--- AVAILABLE DATA ---
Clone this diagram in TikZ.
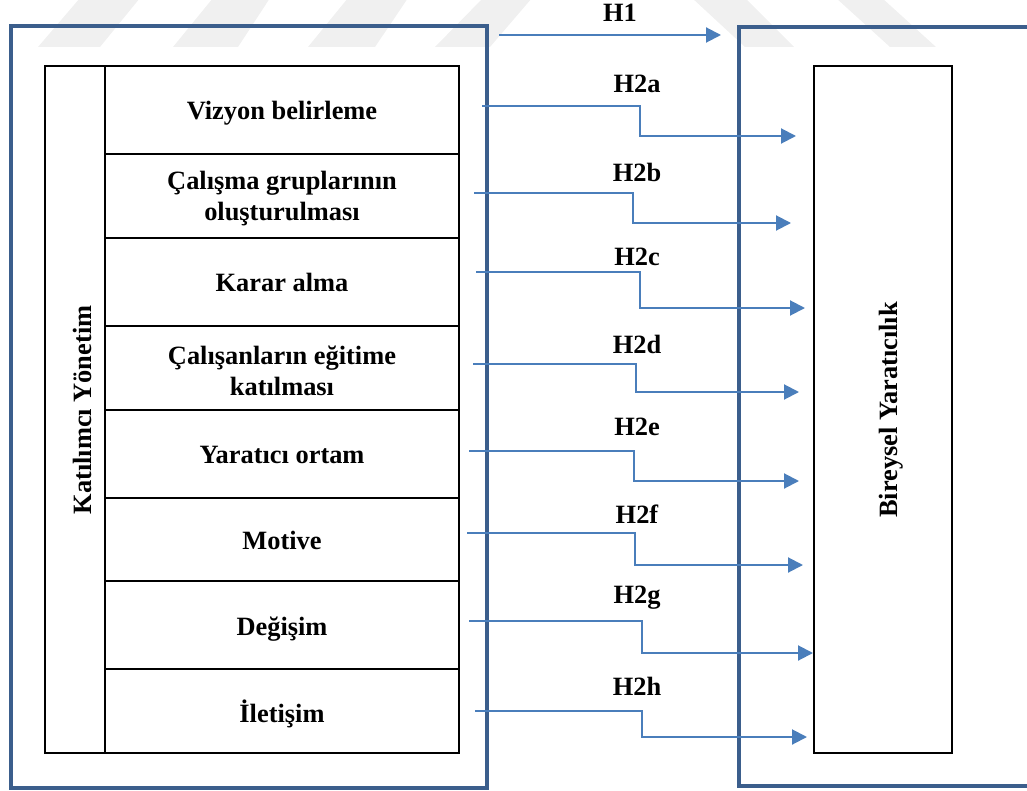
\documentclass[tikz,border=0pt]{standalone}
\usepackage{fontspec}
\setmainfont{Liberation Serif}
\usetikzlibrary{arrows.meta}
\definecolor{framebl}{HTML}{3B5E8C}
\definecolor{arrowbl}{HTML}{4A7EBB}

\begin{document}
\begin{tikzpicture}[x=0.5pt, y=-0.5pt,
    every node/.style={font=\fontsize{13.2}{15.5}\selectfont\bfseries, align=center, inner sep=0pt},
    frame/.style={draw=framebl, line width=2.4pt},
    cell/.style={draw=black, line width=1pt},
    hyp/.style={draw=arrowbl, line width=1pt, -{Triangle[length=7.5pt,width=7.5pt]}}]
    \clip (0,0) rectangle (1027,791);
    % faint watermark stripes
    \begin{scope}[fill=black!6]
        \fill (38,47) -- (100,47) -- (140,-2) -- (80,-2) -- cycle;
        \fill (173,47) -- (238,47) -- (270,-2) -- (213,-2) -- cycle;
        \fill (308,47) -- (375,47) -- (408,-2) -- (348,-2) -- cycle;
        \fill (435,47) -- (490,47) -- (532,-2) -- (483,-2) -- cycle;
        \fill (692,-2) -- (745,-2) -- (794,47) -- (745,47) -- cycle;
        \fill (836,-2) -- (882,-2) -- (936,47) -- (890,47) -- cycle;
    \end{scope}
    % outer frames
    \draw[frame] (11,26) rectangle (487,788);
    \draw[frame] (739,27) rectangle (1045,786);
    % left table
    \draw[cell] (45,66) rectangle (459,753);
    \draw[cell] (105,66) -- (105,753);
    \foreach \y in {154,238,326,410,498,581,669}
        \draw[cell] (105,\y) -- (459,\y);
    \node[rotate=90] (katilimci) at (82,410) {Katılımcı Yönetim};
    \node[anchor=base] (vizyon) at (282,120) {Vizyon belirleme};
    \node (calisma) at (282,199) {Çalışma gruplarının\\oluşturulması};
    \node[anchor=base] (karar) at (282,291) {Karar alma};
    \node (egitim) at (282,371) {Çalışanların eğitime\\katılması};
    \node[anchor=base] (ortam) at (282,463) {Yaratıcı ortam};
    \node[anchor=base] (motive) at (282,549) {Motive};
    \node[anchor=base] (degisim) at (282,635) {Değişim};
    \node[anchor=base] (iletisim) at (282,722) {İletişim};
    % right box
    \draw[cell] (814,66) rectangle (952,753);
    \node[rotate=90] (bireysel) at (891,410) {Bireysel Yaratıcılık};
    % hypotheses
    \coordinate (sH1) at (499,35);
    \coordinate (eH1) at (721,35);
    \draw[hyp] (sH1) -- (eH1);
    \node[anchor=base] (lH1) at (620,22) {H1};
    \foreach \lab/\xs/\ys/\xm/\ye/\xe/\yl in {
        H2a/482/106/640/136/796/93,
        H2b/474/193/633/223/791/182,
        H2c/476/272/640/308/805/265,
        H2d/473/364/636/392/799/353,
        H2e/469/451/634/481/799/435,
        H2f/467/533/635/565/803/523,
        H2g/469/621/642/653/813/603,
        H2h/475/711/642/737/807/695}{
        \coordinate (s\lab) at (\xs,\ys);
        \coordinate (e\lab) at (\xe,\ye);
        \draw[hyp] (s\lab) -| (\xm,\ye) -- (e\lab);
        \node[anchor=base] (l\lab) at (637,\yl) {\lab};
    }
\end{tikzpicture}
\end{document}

--- DIRECTION ---
Do not include the images; transcribe the rest of the listing exactly.

--- RESPONSE TO THE EXERCISE ---
Clone this diagram in TikZ.
\documentclass[tikz,border=0pt]{standalone}
\usepackage{fontspec}
\setmainfont{Liberation Serif}
\usetikzlibrary{arrows.meta}
\definecolor{framebl}{HTML}{3B5E8C}
\definecolor{arrowbl}{HTML}{4A7EBB}

\begin{document}
\begin{tikzpicture}[x=0.5pt, y=-0.5pt,
    every node/.style={font=\fontsize{13.2}{15.5}\selectfont\bfseries, align=center, inner sep=0pt},
    frame/.style={draw=framebl, line width=2.4pt},
    cell/.style={draw=black, line width=1pt},
    hyp/.style={draw=arrowbl, line width=1pt, -{Triangle[length=7.5pt,width=7.5pt]}}]
    \clip (0,0) rectangle (1027,791);
    % faint watermark stripes
    \begin{scope}[fill=black!6]
        \fill (38,47) -- (100,47) -- (140,-2) -- (80,-2) -- cycle;
        \fill (173,47) -- (238,47) -- (270,-2) -- (213,-2) -- cycle;
        \fill (308,47) -- (375,47) -- (408,-2) -- (348,-2) -- cycle;
        \fill (435,47) -- (490,47) -- (532,-2) -- (483,-2) -- cycle;
        \fill (692,-2) -- (745,-2) -- (794,47) -- (745,47) -- cycle;
        \fill (836,-2) -- (882,-2) -- (936,47) -- (890,47) -- cycle;
    \end{scope}
    % outer frames
    \draw[frame] (11,26) rectangle (487,788);
    \draw[frame] (739,27) rectangle (1045,786);
    % left table
    \draw[cell] (45,66) rectangle (459,753);
    \draw[cell] (105,66) -- (105,753);
    \foreach \y in {154,238,326,410,498,581,669}
        \draw[cell] (105,\y) -- (459,\y);
    \node[rotate=90] (katilimci) at (82,410) {Katılımcı Yönetim};
    \node[anchor=base] (vizyon) at (282,120) {Vizyon belirleme};
    \node (calisma) at (282,199) {Çalışma gruplarının\\oluşturulması};
    \node[anchor=base] (karar) at (282,291) {Karar alma};
    \node (egitim) at (282,371) {Çalışanların eğitime\\katılması};
    \node[anchor=base] (ortam) at (282,463) {Yaratıcı ortam};
    \node[anchor=base] (motive) at (282,549) {Motive};
    \node[anchor=base] (degisim) at (282,635) {Değişim};
    \node[anchor=base] (iletisim) at (282,722) {İletişim};
    % right box
    \draw[cell] (814,66) rectangle (952,753);
    \node[rotate=90] (bireysel) at (891,410) {Bireysel Yaratıcılık};
    % hypotheses
    \coordinate (sH1) at (499,35);
    \coordinate (eH1) at (721,35);
    \draw[hyp] (sH1) -- (eH1);
    \node[anchor=base] (lH1) at (620,22) {H1};
    \foreach \lab/\xs/\ys/\xm/\ye/\xe/\yl in {
        H2a/482/106/640/136/796/93,
        H2b/474/193/633/223/791/182,
        H2c/476/272/640/308/805/265,
        H2d/473/364/636/392/799/353,
        H2e/469/451/634/481/799/435,
        H2f/467/533/635/565/803/523,
        H2g/469/621/642/653/813/603,
        H2h/475/711/642/737/807/695}{
        \coordinate (s\lab) at (\xs,\ys);
        \coordinate (e\lab) at (\xe,\ye);
        \draw[hyp] (s\lab) -| (\xm,\ye) -- (e\lab);
        \node[anchor=base] (l\lab) at (637,\yl) {\lab};
    }
\end{tikzpicture}
\end{document}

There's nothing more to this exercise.